In January 2023 Masdar signed a memorandum of understanding with four Dutch companies – the Port of Amsterdam, SkyNRG, Evos Amsterdam and Zenith Energy – to develop a green hydrogen supply chain through Amsterdam in the Netherlands. Exported green hydrogen will be delivered to European providers of SAF, steel and bunkering for shipping, as well as new, emerging European offtakers via pipeline, lorry and barge.

It should be noted that while Masdar will operate green hydrogen facilities in Abu Dhabi, its green hydrogen investments are global. For example, Masdar in 2022 signed agreements with Egyptian government-backed organisations to cooperate on the development of green hydrogen plants in the country, targeting an electrolyser capacity of 4 GW by 2030 and output of up to 480,000 tonnes of the fuel per year.

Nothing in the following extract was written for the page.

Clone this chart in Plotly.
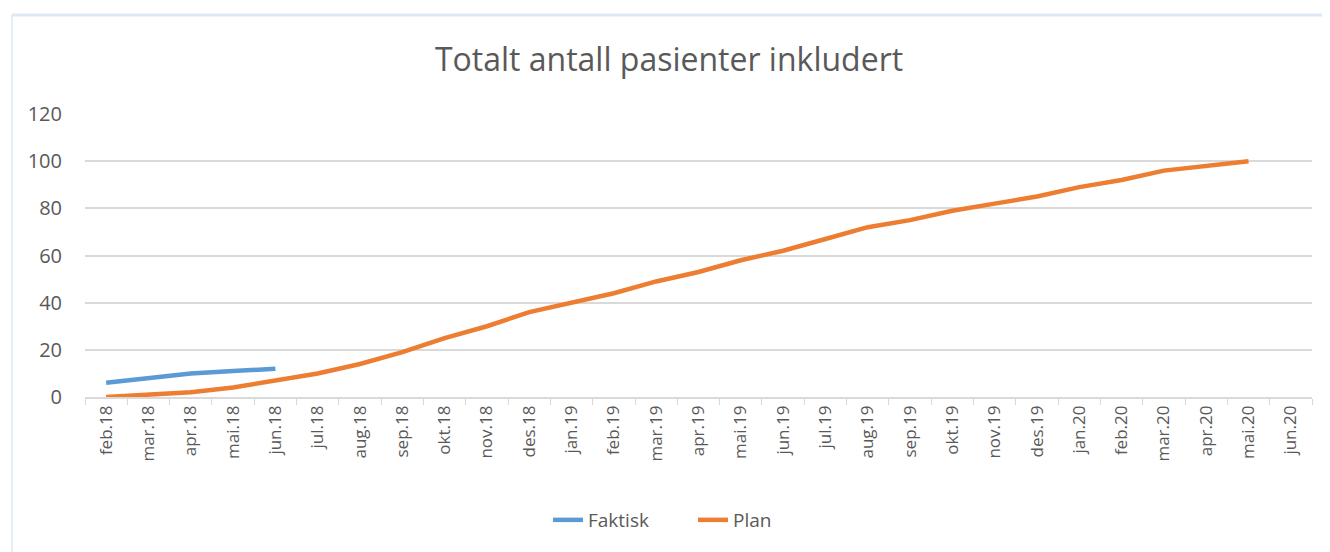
import plotly.graph_objects as go

months = ["feb.18","mar.18","apr.18","mai.18","jun.18","jul.18","aug.18","sep.18","okt.18","nov.18","des.18",
          "jan.19","feb.19","mar.19","apr.19","mai.19","jun.19","jul.19","aug.19","sep.19","okt.19","nov.19","des.19",
          "jan.20","feb.20","mar.20","apr.20","mai.20","jun.20"]
faktisk = [6, 8, 10, 11, 12]
plan = [0, 1, 2, 4, 7, 10, 14, 19, 25, 30, 36, 40, 44, 49, 53, 58, 62, 67, 72, 75, 79, 82, 85, 89, 92, 96, 98, 100]
y_ticks = [0, 20, 40, 60, 80, 100, 120]

txt = "#595959"
W, H = 1322, 544          # page body has an 8px margin
L, R, T, B = 77, 18, 106, 155
pw, ph = W - L - R, H - T - B

fig = go.Figure()
fig.add_trace(go.Scatter(x=months[:len(faktisk)], y=faktisk, name="Faktisk", mode="lines",
                         line=dict(color="#5b9bd5", width=4.5)))
fig.add_trace(go.Scatter(x=months[:len(plan)], y=plan, name="Plan", mode="lines",
                         line=dict(color="#ed7d31", width=4.5)))

def px_x(p):  # page pixel -> paper x
    return (p - 8 - L) / pw

def px_y(p):  # page pixel -> paper y
    return (H - B - (p - 8)) / ph

fig.update_layout(
    width=W, height=H,
    margin=dict(l=L, r=R, t=T, b=B),
    paper_bgcolor="white", plot_bgcolor="white",
    font=dict(family="Open Sans, sans-serif", color=txt, size=17),
    title=dict(text="Totalt antall pasienter inkludert", x=0.5, xanchor="center",
               y=1 - (60 - 8) / H, yanchor="middle", font=dict(size=32, color=txt)),
    showlegend=True,
    legend=dict(orientation="h", x=px_x(548), xanchor="left", y=px_y(520), yanchor="middle",
                font=dict(size=19, color=txt), entrywidth=100),
    xaxis=dict(type="category", categoryorder="array", categoryarray=months,
               range=[-0.5, len(months) - 0.5], tickangle=-90,
               showgrid=False, showline=True, linecolor="#d9d9d9", linewidth=1.5,
               ticks="outside", tickson="boundaries", ticklen=6, tickcolor="#d9d9d9",
               tickfont=dict(size=17, color=txt)),
    yaxis=dict(range=[0, 120], tickvals=y_ticks, showgrid=True, gridcolor="#d9d9d9", gridwidth=1.5,
               zeroline=False, showline=False, ticks="", ticklabelstandoff=22,
               tickfont=dict(size=20, color=txt)),
    shapes=[
        dict(type="line", xref="paper", yref="paper", x0=px_x(12), x1=px_x(1340),
             y0=px_y(15), y1=px_y(15), line=dict(color="#dde8f4", width=3)),
        dict(type="line", xref="paper", yref="paper", x0=px_x(12), x1=px_x(12),
             y0=px_y(15), y1=px_y(560), line=dict(color="#dde8f4", width=1.5)),
    ],
)
fig.write_html("out.html")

Masdar has also struck renewable power deals with a combined generation capacity of 5 GW across Angola (2 GW), Uganda (1 GW) and Zambia (2 GW). This strategic focus prompted International Finance Corporation, the World Bank institution focused on private sector growth in developing markets, to explore partnering on a green hydrogen platform for Africa, seeking breakthroughs in sectors such as renewable energy, green hydrogen and green finance.

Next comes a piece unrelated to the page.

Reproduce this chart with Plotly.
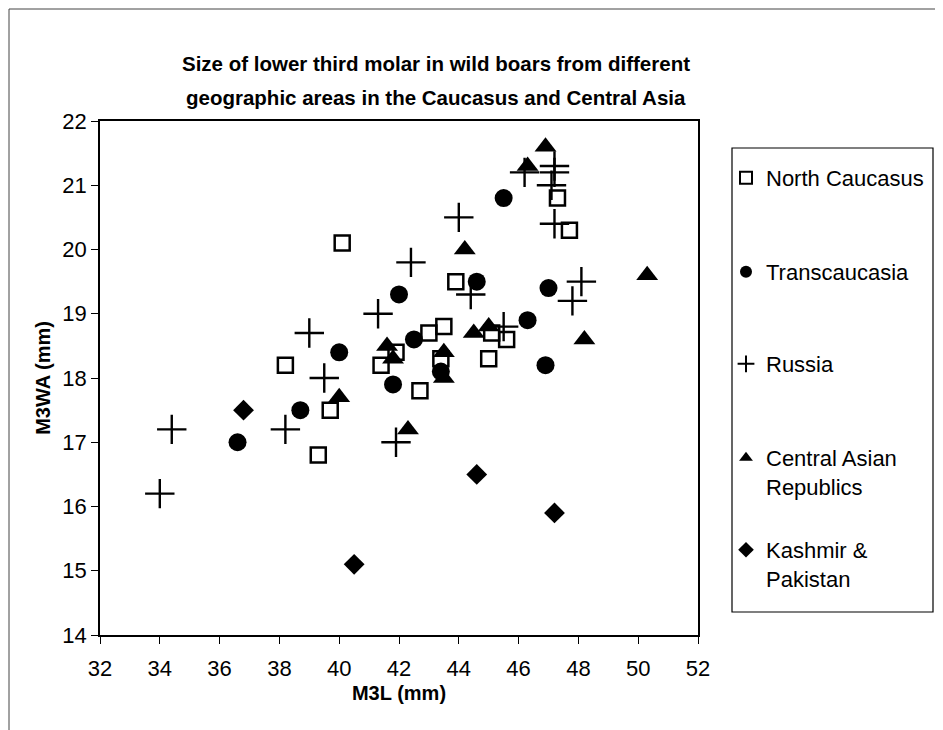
import plotly.graph_objects as go

# North Caucasus (open squares)
nc_x = [40.1, 38.2, 39.7, 39.3, 41.4, 41.9, 42.7, 43.0, 43.5, 43.4, 43.9, 45.0, 45.1, 45.6, 47.3, 47.7]
nc_y = [20.1, 18.2, 17.5, 16.8, 18.2, 18.4, 17.8, 18.7, 18.8, 18.3, 19.5, 18.3, 18.7, 18.6, 20.8, 20.3]

# Transcaucasia (filled circles)
tc_x = [36.6, 38.7, 40.0, 41.8, 42.0, 42.5, 43.4, 44.6, 45.5, 46.3, 47.0, 46.9]
tc_y = [17.0, 17.5, 18.4, 17.9, 19.3, 18.6, 18.1, 19.5, 20.8, 18.9, 19.4, 18.2]

# Russia (plus)
ru_x = [34.0, 34.4, 38.2, 39.0, 39.5, 41.3, 41.9, 42.4, 44.0, 44.4, 45.5, 46.2, 47.2, 47.2, 47.1, 47.2, 47.8, 48.1]
ru_y = [16.2, 17.2, 17.2, 18.7, 18.0, 19.0, 17.0, 19.8, 20.5, 19.3, 18.8, 21.2, 21.3, 21.2, 21.0, 20.4, 19.2, 19.5]

# Central Asian Republics (filled triangles)
ca_x = [40.0, 41.6, 41.8, 42.3, 43.5, 43.5, 44.2, 44.5, 45.0, 46.3, 46.9, 48.2, 50.3]
ca_y = [17.7, 18.5, 18.3, 17.2, 18.4, 18.0, 20.0, 18.7, 18.8, 21.3, 21.6, 18.6, 19.6]

# Kashmir & Pakistan (filled diamonds)
kp_x = [36.8, 40.5, 44.6, 47.2]
kp_y = [17.5, 15.1, 16.5, 15.9]

series_names = ["North Caucasus", "Transcaucasia", "Russia",
                "Central Asian<br>Republics", "Kashmir &<br>Pakistan"]

FONT = "Liberation Sans, Arial, Helvetica, sans-serif"
W, H = 943, 730
OFF = 8  # page offset of the figure (browser body margin)
# target plot area in page pixels: x 100..698, y 121..635
PL, PR, PT, PB = 100, 698, 121, 635
L = PL - OFF
T = PT - OFF
PW, PH = PR - PL, PB - PT
R = W - L - PW
B = H - T - PH


def px_x(p):
    """page pixel x -> paper coordinate"""
    return (p - PL) / PW


def px_y(p):
    """page pixel y -> paper coordinate"""
    return (PB - p) / PH


markers = [
    dict(symbol="square-open", size=15, color="black", line=dict(width=2.5, color="black")),
    dict(symbol="circle", size=18, color="black"),
    dict(symbol="cross-thin-open", size=21, color="black", line=dict(width=2.4, color="black")),
    dict(symbol="triangle-up", size=19, color="black"),
    dict(symbol="diamond", size=16, color="black"),
]
data = [(nc_x, nc_y), (tc_x, tc_y), (ru_x, ru_y), (ca_x, ca_y), (kp_x, kp_y)]
legend_ids = ["legend", "legend2", "legend3", "legend4", "legend5"]
legend_centers = [178, 272, 364, 458, 550]  # first text line centers (page px)

fig = go.Figure()
for name, (xs, ys), mk, lid in zip(series_names, data, markers, legend_ids):
    fig.add_trace(go.Scatter(x=xs, y=ys, mode="markers", name=name, marker=mk,
                             legend=lid))

legend_layout = {}
for lid, cy in zip(legend_ids, legend_centers):
    legend_layout[lid] = dict(
        x=px_x(726), xanchor="left",
        y=px_y(cy - 21), yanchor="top",
        bgcolor="rgba(0,0,0,0)", borderwidth=0,
        font=dict(family=FONT, size=22, color="black"),
        itemsizing="constant", valign="top",
    )

fig.update_layout(
    width=W, height=H,
    paper_bgcolor="white", plot_bgcolor="white",
    margin=dict(l=L, r=R, t=T, b=B),
    font=dict(family=FONT, size=22, color="black"),
    showlegend=True,
    **legend_layout,
)
fig.add_annotation(
    text="<b>Size of lower third molar in wild boars from different</b>",
    xref="paper", yref="paper", x=px_x(436), y=px_y(64),
    xanchor="center", yanchor="middle", showarrow=False,
    font=dict(family=FONT, size=20.5, color="black"),
)
fig.add_annotation(
    text="<b>geographic areas in the Caucasus and Central Asia</b>",
    xref="paper", yref="paper", x=px_x(436), y=px_y(98),
    xanchor="center", yanchor="middle", showarrow=False,
    font=dict(family=FONT, size=20.5, color="black"),
)
# legend frame
fig.add_shape(type="rect", xref="paper", yref="paper",
              x0=px_x(732), x1=px_x(933), y0=px_y(612), y1=px_y(148),
              line=dict(color="black", width=1.2), fillcolor="rgba(0,0,0,0)")
# outer chart frame (left and top edges visible in the reference)
fig.add_shape(type="line", xref="paper", yref="paper",
              x0=px_x(9), x1=px_x(9), y0=px_y(740), y1=px_y(9),
              line=dict(color="#444444", width=1))
fig.add_shape(type="line", xref="paper", yref="paper",
              x0=px_x(9), x1=px_x(950), y0=px_y(9), y1=px_y(9),
              line=dict(color="#444444", width=1))

fig.update_xaxes(
    range=[32, 52], dtick=2, tick0=32,
    showline=True, linecolor="black", linewidth=1.8, mirror=True,
    ticks="outside", ticklen=7, tickcolor="black",
    showgrid=False, zeroline=False,
    tickfont=dict(family=FONT, size=22),
    ticklabelstandoff=6,
    title=dict(text="<b>M3L (mm)</b>", font=dict(family=FONT, size=20), standoff=6),
)
fig.update_yaxes(
    range=[14, 22], dtick=1, tick0=14,
    showline=True, linecolor="black", linewidth=1.8, mirror=True,
    ticks="outside", ticklen=7, tickcolor="black",
    showgrid=False, zeroline=False,
    tickfont=dict(family=FONT, size=22),
    title=dict(text="<b>M3WA (mm)</b>", font=dict(family=FONT, size=20), standoff=6),
)

fig.write_html("out.html")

Meanwhile, Masdar, BP and ADNOC, along with Etihad Airways and Abu Dhabi Waste Management Company, have agreed to explore the production of SAFs in the UAE using solar-to-green hydrogen and waste gasification. The three companies are also jointly invested in a blue hydrogen project, the 1000-MW H2Teesside, in the UK. Finally, the clean energy unit is developing a 2000-MW integrated offshore wind and green hydrogen project in Azerbaijan, as part of a 4000-MW project with Azerbaijan’s Ministry of Energy.

Whether Abu Dhabi and its energy companies can succeed in their hydrogen market aspirations will largely come down to cost, its ability to sustain its sources of natural gas feedstock, and whether the price of its blue hydrogen is viewed as too steep for European markets.